Personagem que extrapola mundo da bola
Neymar está entre os três jogadores do futebol em atividade mais seguidos no Instagram. Com 229 milhões, fica atrás de Messi (504 milhões) e Cristiano Ronaldo (649 milhões). Números que indicam o interesse de pessoas de vários países pela vida do jogador do Santos.
“Neymar já se tornou há muito tempo uma celebridade que escapa do universo do futebol, já figura dentro do rol das celebridades ‘generalistas’, digamos. Mesmo que ele nunca mais jogue futebol, vai continuar sendo notícia”, observa Maura Oliveira Martins, jornalista e doutora em ciência da comunicação.
O ídolo que era fã
O ex-jogador Alex teve carreira de sucesso em clubes como Coritiba, Palmeiras, Cruzeiro, seleção brasileira e se tornou até estátua na Turquia, onde defendeu o Fenerbahçe. Mesmo assim, não ficou imune à condição de fã, ao ser dirigido por Zico.
“Eu demorei seis meses para entender que era o nosso treinador. Vi o Zico 10 do Flamengo, 10 da seleção. Era coisa de idolatria mesmo, o que piorava o negócio. Havia certas sugestões que pensava em dar para o time melhorar, mas essa coisa de paixão atrapalhava e eu acabava não conseguindo falar nada, pois na minha frente estava o Zico. Esse encanto só se quebrou no réveillon (2007). Ele passou na minha casa e, quando o vi bebendo conosco e com a Maria Eduarda sentada no colo, quebrou-se a magia. Percebi que era humano, de carne e osso que nem a gente”, relata Alex em sua biografia, publicada em 2015.

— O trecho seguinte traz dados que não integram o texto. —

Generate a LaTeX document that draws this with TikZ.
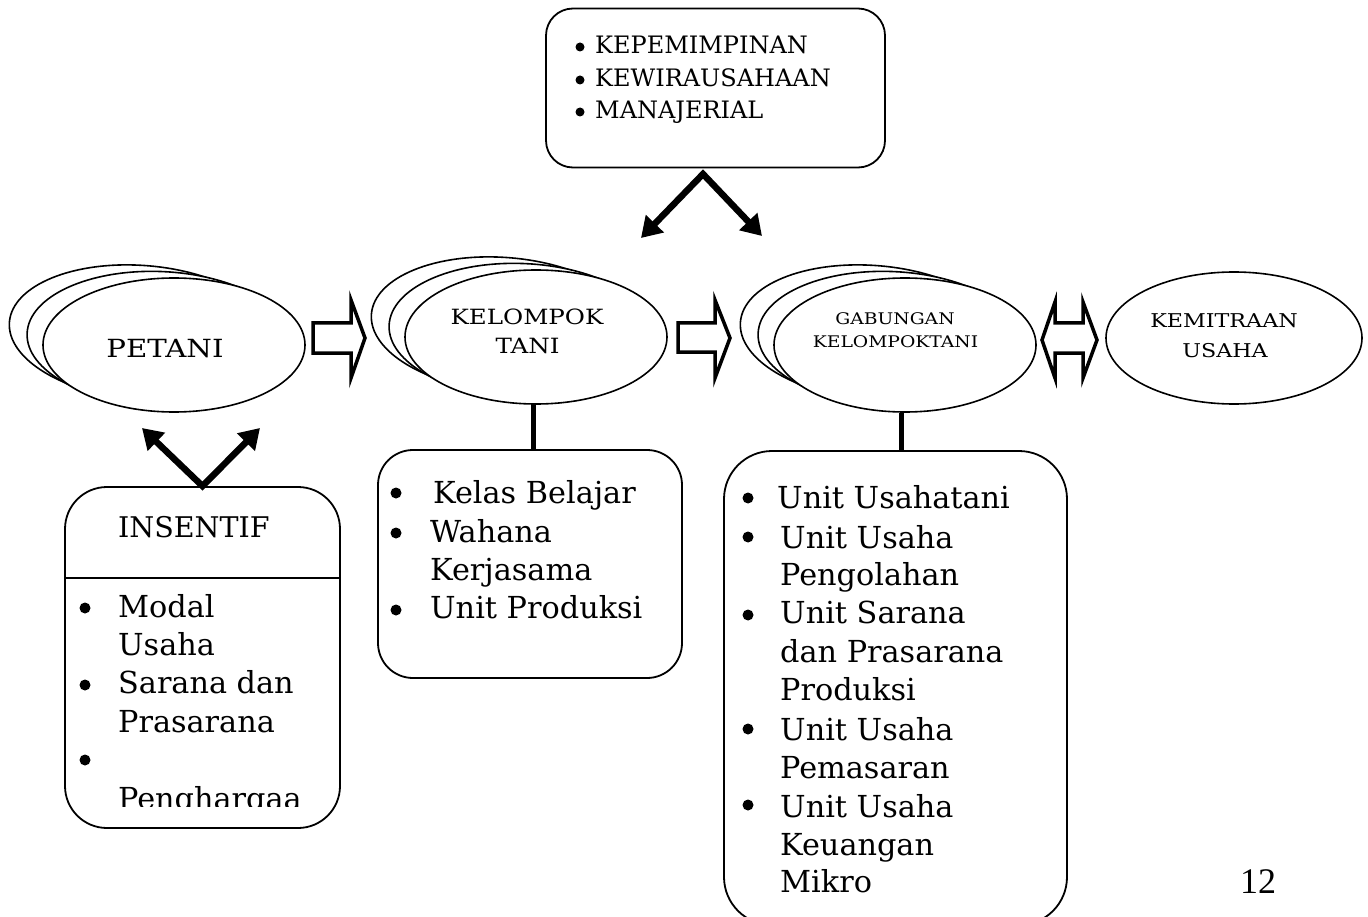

Cinco dias de viagem escondida para ver Ronaldinho Gaúcho
Em abril de 2013, o boliviano Elion Quintasi, então com 18 anos, viajou por cinco dias de ônibus, escondido da família, para conhecer Ronaldinho Gaúcho. O técnico Cuca ficou sabendo que o rapaz havia dormido na rua próximo à Cidade do Galo e o ajudou. Ele foi recebido no CT, e o Atlético entrou em contato com a família dizendo que ele estava bem. Além disso, os jogadores compraram passagem de avião para ele retornar ao país natal com o sonho realizado.